Personal information
- Date of birth: 1894
- Place of birth: Valide Çeşmesi, Beşiktaş, Ottoman Empire
- Date of death: 13 June 1933 (aged 38–39)
- Place of death: Istanbul, Turkey

Managerial career
- Years: Team
- 1911–1925: Beşiktaş J.K.

= Ahmed Şerafettin =

Turkish football player and manager

Ahmed Şerafettin (1894 – 13 June 1933), colloquially known as Şeref Bey, was a Turkish football player and manager.

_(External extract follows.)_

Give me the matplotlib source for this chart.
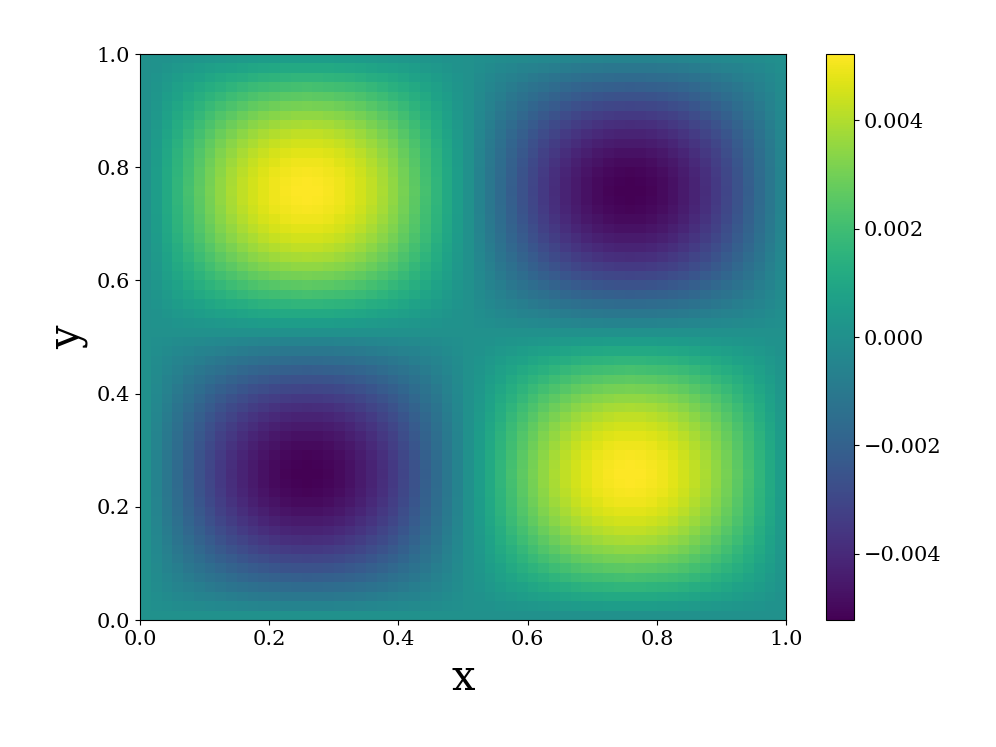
import numpy as np
import matplotlib.pyplot as plt

plt.rcParams['font.family'] = 'DejaVu Serif'

# grid cell edges (60 x 60 cells on the unit square)
n_cells = 60
edges = np.linspace(0.0, 1.0, n_cells + 1)

# profile of the field along one axis, read cell by cell (first half; second half is its negative)
half_profile = [0.000, 0.105, 0.208, 0.309, 0.407, 0.500, 0.588, 0.669, 0.743, 0.809,
                0.866, 0.914, 0.951, 0.978, 0.995, 1.000, 0.995, 0.978, 0.951, 0.914,
                0.866, 0.809, 0.743, 0.669, 0.588, 0.500, 0.407, 0.309, 0.208, 0.105]
profile = np.array(half_profile + [-v for v in half_profile])
amplitude = 0.00522

field = -amplitude * np.outer(profile, profile)  # rows = y, cols = x

fig = plt.figure(figsize=(9.96, 7.47), dpi=100)
ax = fig.add_axes([0.1406, 0.170, 0.6486, 0.7577])
cax = fig.add_axes([0.8293, 0.170, 0.0281, 0.7577])

mesh = ax.pcolormesh(edges, edges, field, cmap='viridis', shading='flat')
ax.set_xlim(0, 1)
ax.set_ylim(0, 1)
ax.set_xlabel('x', fontsize=30, labelpad=6)
ax.set_ylabel('y', fontsize=30, labelpad=6)
ax.tick_params(labelsize=15)

cb = fig.colorbar(mesh, cax=cax)
cb.set_ticks([-0.004, -0.002, 0.0, 0.002, 0.004])
cb.ax.tick_params(labelsize=15)

fig.savefig('out.png', dpi=100)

Being one of the notable figures of Beşiktaş J.K., Şeref Bey was the first club captain and manager of the club, who coached the football department of club between 1911 and 1925, winning Istanbul Turkish Training Union League twice (1920 and 1921), Istanbul Sunday League (1921–22) and Istanbul Football League once (1923–24).

==Biography==
Ahmed Şeraffettin was born in 1894, Valide Çeşme, Beşiktaş, Ottoman Empire. At age 7, he graduated Bediai Irfan Mektep. At age 10 he graduated Beşiktaş Mülkiye Rüştiyesi. Then at age 20, he graduated from a French school. Şeref Bey was very active with sports and was excellent at Fencing. He was also part of the Beşiktaş Gymnastics Club. In 1910, he became the president of 2 newly formed football clubs: Valideçeşme and Basiret. In 1911 these 2 clubs merged to form the football division of Beşiktaş JK. The club chose him to be the team's manager. Beşiktaş didn't enter any official leagues, until 1919, when they competed in the Istanbul Football League. In his first two seasons, he led them to two championships. After the Turkish Independence War and the Turkish Republic formed in 1923, he entered his team into the Istanbul Football League. In 1924 he led them to a championship. The team came in 3rd place the next year and Şeref Bey retired, but was still active with the club. He started a project to build the club a new stadium. The stadium opened in 1933, but Şeref Bey became very ill and died a few months later. In his honor, the club named the stadium Şeref Stadium. Beşiktaş played there, until 1947, when they moved to İsmet İnönü Stadium. Şeref Bey's stature was erected in March, 2008 in Beşiktaş.